Una multa per un pacchetto di sigarette, un ricorso che sembrava inutile e una sentenza che spiazza tutti. A Genova, un semplice pagamento negato apre la porta a una riflessione ben più ampia. Quando la legge incontra la realtà quotidiana del piccolo commercio, il risultato non è mai scontato. In un’aula di tribunale, un giudice decide di ascoltare davvero le ragioni del tabaccaio e sorprende con una scelta che potrebbe cambiare il gioco. Perché non tutto ciò che è obbligatorio è sempre sostenibile. E a volte, è proprio da una piccola multa che inizia una discussione nazionale. Il protagonista non è solo un commerciante, ma un principio destinato a far rumore.
Una scena quotidiana. Genova, una tabaccheria qualunque, un cliente entra per comprare le sigarette. Al momento di pagare, estrae la carta. Il commerciante si rifiuta: niente POS. Pochi minuti dopo, parte la segnalazione alla Guardia di Finanza. E, come da regolamento, arriva la sanzione: 30 euro più una maggiorazione. Sembra tutto già scritto. Ma stavolta il copione cambia.

Il commerciante decide di opporsi, porta il caso davanti a un giudice di pace. Una scelta insolita, ma che apre un nuovo scenario. In tribunale non si parla solo di un pagamento rifiutato, ma di un’intera categoria in difficoltà: chi vende prodotti a prezzo imposto, come le sigarette, ha margini così bassi da non riuscire a sostenere le commissioni bancarie.
Un guadagno troppo basso per sostenere il POS
Nel caso specifico, il tabaccaio aveva un motivo ben preciso per rifiutare il pagamento elettronico. Non si trattava di un capriccio, ma di una necessità concreta. I tabaccai vendono beni soggetti a regime di monopolio, e su quei prodotti il guadagno è fisso, determinato dallo Stato. Un margine minimo che spesso non basta nemmeno a coprire i costi della transazione elettronica.

Se un pacchetto di sigarette frutta pochi centesimi e le commissioni bancarie sono superiori, ogni pagamento con carta diventa una perdita. A peggiorare le cose, la legge vieta di maggiorare il prezzo per chi paga con il bancomat. Il commerciante non può nemmeno trasferire quel costo al cliente.
Il giudice ha riconosciuto che obbligare qualcuno ad accettare un pagamento in perdita va contro la libertà d’impresa, protetta dalla Costituzione. In pratica, ha affermato che un’attività non può essere costretta ad offrire un servizio che la danneggia economicamente. Una posizione forte, che ribalta l’approccio puramente sanzionatorio della normativa attuale.

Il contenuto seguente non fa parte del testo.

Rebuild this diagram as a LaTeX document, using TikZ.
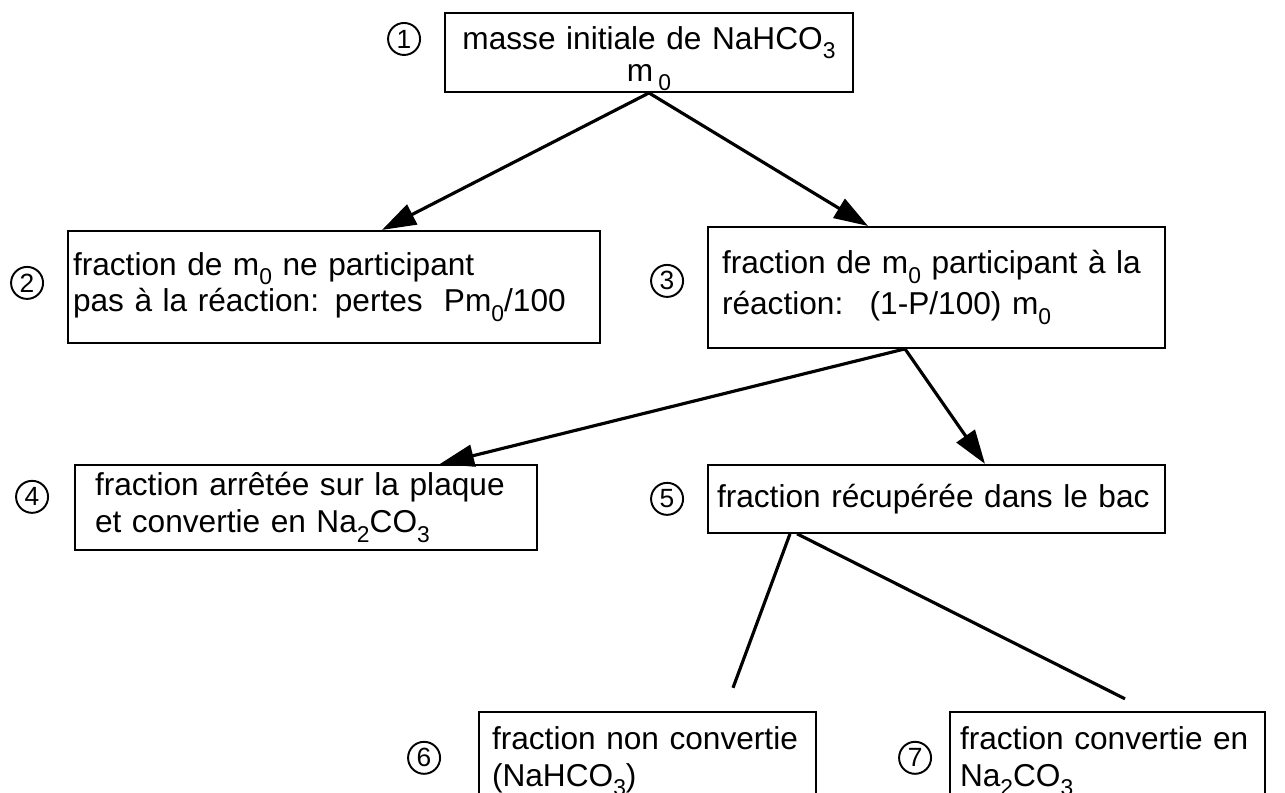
\documentclass[tikz,border=0pt]{standalone}
\usepackage{fontspec}
\setmainfont{Liberation Sans}
\usetikzlibrary{arrows.meta, positioning}
\newcommand{\chsub}[1]{\raisebox{-0.3em}{\fontsize{13}{13}\selectfont #1}}
\tikzset{
    box/.style={draw=black, line width=1.1pt, align=left, inner ysep=0pt, font=\fontsize{18}{21}\selectfont},
    numcirc/.style={draw=black, circle, line width=1.1pt, minimum size=0.64cm, inner sep=0pt, font=\fontsize{15}{15}\selectfont},
    arrow/.style={-{Triangle[length=0.68cm, width=0.44cm]}, line width=1.8pt},
    branch/.style={line width=1.8pt}
}

\begin{document}
\begin{tikzpicture}[node distance=0.46cm]
    \useasboundingbox (0,0) rectangle (25.7,-15.84);

    % Top
    \node [box, align=center, text width=7.96cm, inner xsep=0.1cm, minimum height=1.58cm, font=\fontsize{18}{18}\selectfont, anchor=north] (b1) at (12.98,-0.24) {\rule{0pt}{20pt}masse initiale de NaHCO\chsub{3}\\m\,\chsub{0}};

    % Row 1
    \node [box, text width=10.44cm, inner xsep=0.1cm, minimum height=2.24cm, below=2.74cm of b1, xshift=-6.3cm] (b2) {fraction de m\chsub{0} ne participant\\pas à la réaction: pertes~ Pm\chsub{0}/100};
    \node [box, text width=8.58cm, inner xsep=0.28cm, minimum height=2.42cm, font=\fontsize{18}{23.5}\selectfont, below=2.66cm of b1, xshift=5.75cm] (b3) {fraction de m\chsub{0} participant à la\\réaction:~ (1-P/100) m\chsub{0}};

    % Row 2
    \node [box, text width=8.44cm, inner xsep=0.4cm, minimum height=1.7cm, below=2.4cm of b2, xshift=-0.56cm] (b4) {fraction arrêtée sur la plaque\\et convertie en Na\chsub{2}CO\chsub{3}};
    \node [box, text width=8.78cm, inner xsep=0.18cm, minimum height=1.36cm, below=2.3cm of b3] (b5) {fraction récupérée dans le bac};

    % Row 3 (cut by the page bottom)
    \node [box, text width=6.22cm, inner xsep=0.26cm, minimum height=1.98cm, below=3.54cm of b5, xshift=-5.78cm] (b6) {fraction non convertie\\(NaHCO\chsub{3})};
    \node [box, text width=5.9cm, inner xsep=0.2cm, minimum height=1.98cm, below=3.54cm of b5, xshift=3.42cm] (b7) {fraction convertie en\\Na\chsub{2}CO\chsub{3}};

    % Numbers
    \node [numcirc, left=of b1, yshift=0.27cm] (c1) {1};
    \node [numcirc, left=of b2, yshift=0.08cm] (c2) {2};
    \node [numcirc, left=of b3, yshift=0.13cm] (c3) {3};
    \node [numcirc, left=0.5cm of b4, yshift=0.21cm] (c4) {4};
    \node [numcirc, left=of b5] (c5) {5};
    \node [numcirc, left=0.74cm of b6.north west, yshift=-0.94cm] (c6) {6};
    \node [numcirc, left=0.34cm of b7.north west, yshift=-0.94cm] (c7) {7};

    \coordinate [above right=0.46cm and 1.71cm of b6.north] (e6);
    \coordinate [above right=0.24cm and 0.35cm of b7.north] (e7);

    \draw [arrow] (b1.south) -- ([xshift=0.96cm]b2.north);
    \draw [arrow] (b1.south) -- ([xshift=-1.37cm]b3.north);
    \draw [arrow] ([xshift=-0.63cm]b3.south) -- ([xshift=2.68cm]b4.north);
    \draw [arrow] ([xshift=-0.63cm]b3.south) -- ([xshift=0.97cm]b5.north);
    \draw [branch] ([xshift=-2.93cm]b5.south) -- (e6);
    \draw [branch] ([xshift=-2.79cm]b5.south) -- (e7);
\end{tikzpicture}
\end{document}
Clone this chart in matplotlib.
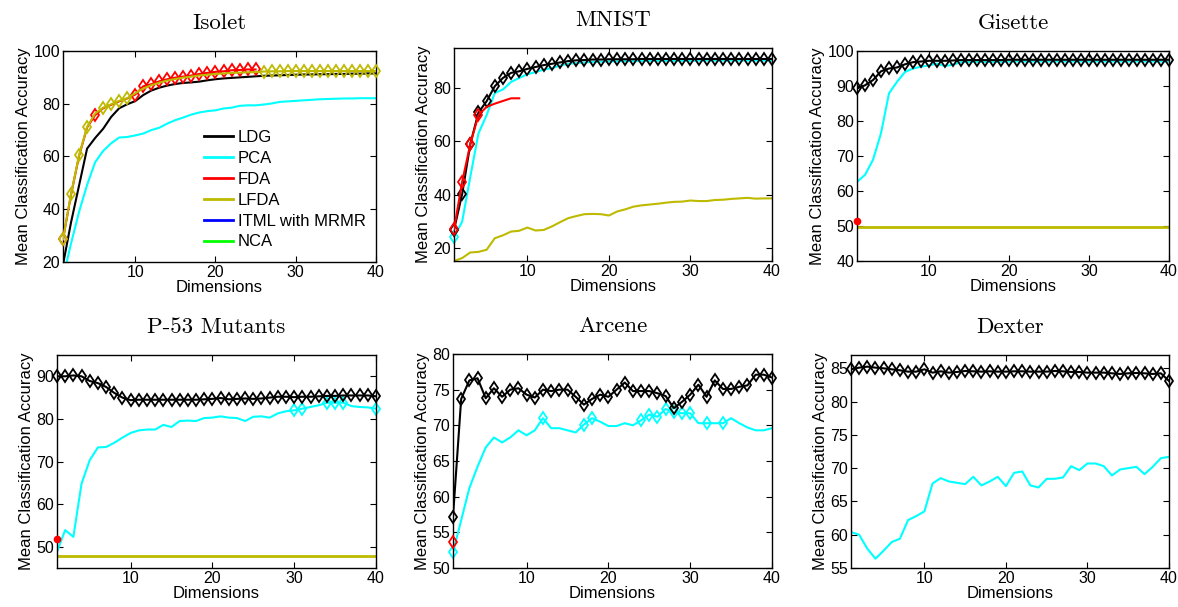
import matplotlib
matplotlib.use("Agg")
import matplotlib.pyplot as plt
from matplotlib.lines import Line2D

plt.rcParams['font.family'] = ['Liberation Sans', 'DejaVu Sans']

dims = list(range(1, 41))

# ---- Isolet ----
isolet_ldg = [19, 35, 49, 63, 67, 70.5, 75, 78.3, 79.8, 81, 83.3, 85, 86.1, 86.9, 87.5, 87.9,
              88.1, 88.4, 88.9, 89.3, 89.6, 89.8, 90.0, 90.2, 90.4, 90.6, 90.7, 90.8, 90.9,
              91.0, 91.1, 91.1, 91.2, 91.2, 91.3, 91.3, 91.4, 91.4, 91.5, 91.5]
isolet_pca = [14, 27, 39, 49.2, 57.8, 62.1, 65, 67.2, 67.4, 68, 68.7, 70, 70.9, 72.5, 73.8,
              74.8, 75.9, 76.7, 77.2, 77.5, 78.2, 78.5, 79.2, 79.4, 79.4, 79.7, 80.1, 80.7,
              80.9, 81.1, 81.3, 81.5, 81.7, 81.8, 81.9, 82.0, 82.0, 82.1, 82.1, 82.1]
isolet_fda = [28.6, 45.5, 60.2, 71, 75.7, 78.3, 79.6, 80.9, 82, 83.5, 86.6, 87.4, 88.5, 89.3,
              89.9, 90.3, 90.7, 91.3, 91.7, 92.1, 92.3, 92.7, 92.8, 93.0, 93.0]
isolet_lfda = [28.6, 45.7, 60.4, 71.2, 76.3, 78.5, 79.8, 81.1, 82.1, 84.0, 85.8, 87.0, 88.0,
               88.8, 89.4, 89.9, 90.3, 90.7, 91.0, 91.3, 91.5, 91.7, 91.8, 91.9, 92.0, 92.2,
               92.3, 92.3, 92.4, 92.4, 92.4, 92.4, 92.4, 92.4, 92.4, 92.4, 92.4, 92.4, 92.4, 92.4]
isolet_fda_marks = [1, 5] + list(range(10, 26))
isolet_lfda_marks = [1, 2, 3, 4, 6, 7, 8, 9] + list(range(26, 41))

# ---- MNIST ----
mnist_ldg = [26.8, 40.2, 58.9, 70.7, 74.9, 80.5, 83.6, 85.5, 86.1, 87.0, 87.7, 88.4, 88.9,
             89.4, 89.9, 90.2, 90.3, 90.5, 90.5, 90.6, 90.6, 90.6, 90.6, 90.7, 90.7, 90.7,
             90.7, 90.7, 90.7, 90.7, 90.7, 90.7, 90.7, 90.7, 90.7, 90.7, 90.7, 90.7, 90.7, 90.7]
mnist_pca = [24.1, 29.9, 46.7, 62.9, 69.7, 78.0, 79.3, 82.1, 83.6, 85.0, 85.8, 86.7, 87.3,
             88.2, 88.9, 89.2, 89.4, 89.6, 89.7, 89.8, 89.8, 89.9, 89.9, 89.9, 90.0, 90.0,
             90.0, 90.0, 90.0, 90.0, 90.1, 90.1, 90.1, 90.1, 90.1, 90.1, 90.1, 90.1, 90.1, 90.1]
mnist_fda = [27.0, 44.8, 58.9, 69.7, 72.8, 74.0, 75.0, 76.0, 76.0]
mnist_lfda = [15.2, 16.3, 18.4, 18.6, 19.4, 23.7, 24.8, 26.2, 26.5, 27.7, 26.6, 26.8, 28.1,
              29.7, 31.2, 32.0, 32.7, 32.8, 32.7, 32.2, 33.7, 34.5, 35.5, 36.0, 36.3, 36.6,
              37.0, 37.3, 37.4, 37.8, 37.6, 37.6, 38.0, 38.1, 38.4, 38.6, 38.8, 38.5, 38.6, 38.6]

# ---- Gisette ----
gisette_ldg = [89.3, 90.2, 91.7, 94.2, 95.0, 95.3, 96.2, 96.8, 97.0, 97.2, 97.2, 97.2, 97.3,
               97.4, 97.4, 97.4, 97.4, 97.4, 97.4, 97.5, 97.5, 97.5, 97.5, 97.5, 97.5, 97.5,
               97.5, 97.5, 97.5, 97.5, 97.5, 97.5, 97.5, 97.5, 97.5, 97.5, 97.5, 97.5, 97.5, 97.5]
gisette_pca = [62.6, 64.6, 68.9, 76.5, 87.9, 91.2, 94.0, 95.0, 95.5, 95.9, 96.4, 95.7, 96.1,
               96.8, 96.9, 96.9, 96.9, 96.9, 96.9, 97.0, 97.0, 97.0, 97.0, 97.0, 97.0, 97.0,
               97.0, 97.0, 97.0, 97.0, 97.0, 97.0, 97.0, 97.0, 97.0, 97.0, 97.0, 97.0, 97.0, 97.0]
gisette_fda = [51.5]
gisette_lfda = [49.7] * 40

# ---- P-53 Mutants ----
p53_ldg = [90.0, 90.0, 90.2, 90.0, 88.9, 88.4, 87.5, 86.1, 85.0, 84.4, 84.5, 84.5, 84.5,
           84.5, 84.5, 84.5, 84.5, 84.5, 84.6, 84.7, 84.9, 84.6, 84.7, 84.8, 84.7, 84.8,
           85.0, 85.2, 85.2, 85.1, 85.2, 85.2, 85.3, 85.4, 85.4, 85.5, 85.5, 85.5, 85.5, 85.3]
p53_pca = [48.8, 53.9, 52.3, 64.8, 70.3, 73.3, 73.4, 74.4, 75.6, 76.7, 77.3, 77.5, 77.5,
           78.6, 78.1, 79.5, 79.6, 79.5, 80.2, 80.3, 80.6, 80.3, 80.2, 79.5, 80.5, 80.6,
           80.3, 81.3, 81.8, 82.0, 82.4, 82.8, 83.2, 83.8, 83.8, 83.8, 83.0, 82.8, 82.7, 82.4]
p53_pca_marks = [30, 31, 34, 35, 36, 40]
p53_fda = [51.9]
p53_lfda = [47.8] * 40

# ---- Arcene ----
arcene_ldg = [57.2, 73.7, 76.3, 76.6, 73.8, 75.2, 74.0, 75.0, 75.2, 74.3, 73.9, 75.0, 74.8,
              75.0, 75.0, 74.0, 72.9, 73.7, 74.3, 74.0, 75.0, 76.0, 74.8, 74.8, 74.8, 74.5,
              74.1, 72.4, 73.3, 74.3, 75.7, 74.0, 76.3, 75.1, 75.1, 75.4, 75.6, 77.1, 77.1, 76.7]
arcene_pca = [52.2, 56.7, 61.2, 64.2, 66.9, 68.3, 67.6, 68.3, 69.3, 68.6, 69.3, 71.0, 69.6,
              69.6, 69.3, 69.0, 70.1, 71.0, 70.5, 69.9, 69.9, 70.3, 70.0, 70.7, 71.5, 71.2,
              72.3, 71.8, 71.7, 71.7, 70.3, 70.3, 70.3, 70.3, 71.0, 70.3, 69.7, 69.3, 69.3, 69.6]
arcene_pca_marks = [1, 12, 17, 18, 24, 25, 26, 27, 28, 29, 30, 32, 34]
arcene_fda = [53.6]

# ---- Dexter ----
dexter_ldg = [84.85, 85.1, 85.25, 85.1, 85.0, 84.85, 84.7, 84.5, 84.5, 84.85, 84.35, 84.55,
              84.35, 84.45, 84.6, 84.55, 84.5, 84.55, 84.5, 84.5, 84.55, 84.55, 84.5, 84.5,
              84.5, 84.6, 84.55, 84.45, 84.45, 84.35, 84.35, 84.35, 84.25, 84.15, 84.25,
              84.3, 84.25, 84.15, 84.25, 83.1]
dexter_pca = [60.4, 60.0, 57.9, 56.4, 57.6, 58.9, 59.4, 62.2, 62.8, 63.5, 67.7, 68.5, 68.0,
              67.8, 67.6, 68.7, 67.4, 68.0, 68.7, 67.3, 69.3, 69.5, 67.4, 67.1, 68.4, 68.4,
              68.6, 70.3, 69.7, 70.7, 70.7, 70.3, 68.9, 69.8, 70.0, 70.2, 69.1, 70.2, 71.5, 71.7]

methods = ['LDG', 'PCA', 'FDA', 'LFDA', 'ITML with MRMR', 'NCA']
colors = {'LDG': 'black', 'PCA': '#00FFFF', 'FDA': '#FF0000', 'LFDA': '#BDBA00',
          'ITML with MRMR': '#0000FF', 'NCA': '#00FF00'}

titles = ['Isolet', 'MNIST', 'Gisette', 'P-53 Mutants', 'Arcene', 'Dexter']
ylims = [(20, 100), (15.2, 94.8), (40, 100), (45, 95), (50, 80), (55, 87)]
yticks = [[20, 40, 60, 80, 100], [20, 40, 60, 80], [40, 50, 60, 70, 80, 90, 100],
          [50, 60, 70, 80, 90], [50, 55, 60, 65, 70, 75, 80], [55, 60, 65, 70, 75, 80, 85]]
xticks = [10, 20, 30, 40]

W, H = 1178, 607
boxes = [(63, 376, 51, 262), (454, 772, 48, 261), (857, 1169, 51, 261),
         (57, 376, 355, 568), (453, 772, 354, 568), (851, 1169, 355, 568)]

fig = plt.figure(figsize=(W / 100, H / 100), dpi=100)
axes = []
for (l, r, t, b) in boxes:
    axes.append(fig.add_axes([l / W, 1 - b / H, (r - l) / W, (b - t) / H]))

MS = 6.4


def curve(ax, y, method, marks=None, lw=1.5, z=2):
    x = dims[:len(y)]
    ax.plot(x, y, color=colors[method], lw=lw, zorder=z)
    if marks is not None:
        mx = [x[m - 1] for m in marks]
        my = [y[m - 1] for m in marks]
        ax.plot(mx, my, ls='none', marker='d', ms=MS, mfc='none',
                mec=colors[method], mew=1.3, zorder=z + 0.5, clip_on=False)


def single(ax, y, method, marker='o', ms=4, hollow=False):
    if hollow:
        ax.plot(dims[:len(y)], y, ls='none', marker=marker, ms=ms, mfc='none',
                mec=colors[method], mew=1.3, zorder=6, clip_on=False)
    else:
        ax.plot(dims[:len(y)], y, ls='none', marker=marker, ms=ms,
                color=colors[method], zorder=6, clip_on=False)


every = dims

# Isolet
ax = axes[0]
curve(ax, isolet_ldg, 'LDG')
curve(ax, isolet_pca, 'PCA')
curve(ax, isolet_fda, 'FDA', isolet_fda_marks, z=3)
curve(ax, isolet_lfda, 'LFDA', isolet_lfda_marks, z=4)

# MNIST
ax = axes[1]
curve(ax, mnist_lfda, 'LFDA')
curve(ax, mnist_pca, 'PCA', [1])
curve(ax, mnist_ldg, 'LDG', every, z=3)
curve(ax, mnist_fda, 'FDA', [1, 2, 3, 4], z=4)

# Gisette
ax = axes[2]
curve(ax, gisette_lfda, 'LFDA', lw=2)
curve(ax, gisette_pca, 'PCA')
curve(ax, gisette_ldg, 'LDG', every, z=3)
single(ax, gisette_fda, 'FDA', marker='o', ms=4.5)

# P-53 Mutants
ax = axes[3]
curve(ax, p53_lfda, 'LFDA', lw=2)
curve(ax, p53_pca, 'PCA', p53_pca_marks)
curve(ax, p53_ldg, 'LDG', every, z=3)
single(ax, p53_fda, 'FDA', marker='o', ms=4.5)

# Arcene
ax = axes[4]
curve(ax, arcene_pca, 'PCA', arcene_pca_marks)
curve(ax, arcene_ldg, 'LDG', every, z=3)
single(ax, arcene_fda, 'FDA', marker='d', ms=MS, hollow=True)

# Dexter
ax = axes[5]
curve(ax, dexter_pca, 'PCA')
curve(ax, dexter_ldg, 'LDG', every, z=3)

for ax, title, yl, yt in zip(axes, titles, ylims, yticks):
    ax.set_xlim(1, 40)
    ax.set_ylim(*yl)
    ax.set_xticks(xticks)
    ax.set_yticks(yt)
    ax.tick_params(direction='in', top=True, right=True, length=4, width=0.8,
                   labelsize=11.5, pad=2)
    for s in ax.spines.values():
        s.set_linewidth(1.0)
    ax.set_title(title, family='cmr10', fontsize=16.5, pad=16)
    ax.set_xlabel('Dimensions', fontsize=12, labelpad=0)
    ax.set_ylabel('Mean Classification Accuracy', fontsize=12, labelpad=2)

handles = [Line2D([], [], color=colors[m], lw=2) for m in methods]
axes[0].legend(handles, methods, loc='upper left', bbox_to_anchor=(0.414, 0.68),
               frameon=False, fontsize=12, handlelength=1.7, handletextpad=0.3,
               labelspacing=0.35, borderpad=0.2)

fig.savefig('out.png', dpi=100)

Una sentenza isolata che potrebbe fare scuola
Va chiarito che l’obbligo di accettare i pagamenti elettronici resta valido per tutti gli esercenti. Ma il caso genovese apre uno spiraglio. Fino a oggi, solo i problemi tecnici erano considerati motivi validi per rifiutare la carta. Adesso, si parla anche di giustificazioni economiche.
Questa sentenza non riscrive la legge, ma crea un precedente. E potrebbe incoraggiare altri piccoli commercianti in difficoltà a far valere le proprie ragioni. In un mercato dove i margini sono spesso ridotti al minimo, ignorare il peso delle commissioni può mettere a rischio la sostenibilità delle attività. La battaglia del tabaccaio genovese ha portato alla luce un nodo irrisolto: come coniugare la modernità dei pagamenti digitali con le reali condizioni di chi ogni giorno lavora dietro un bancone.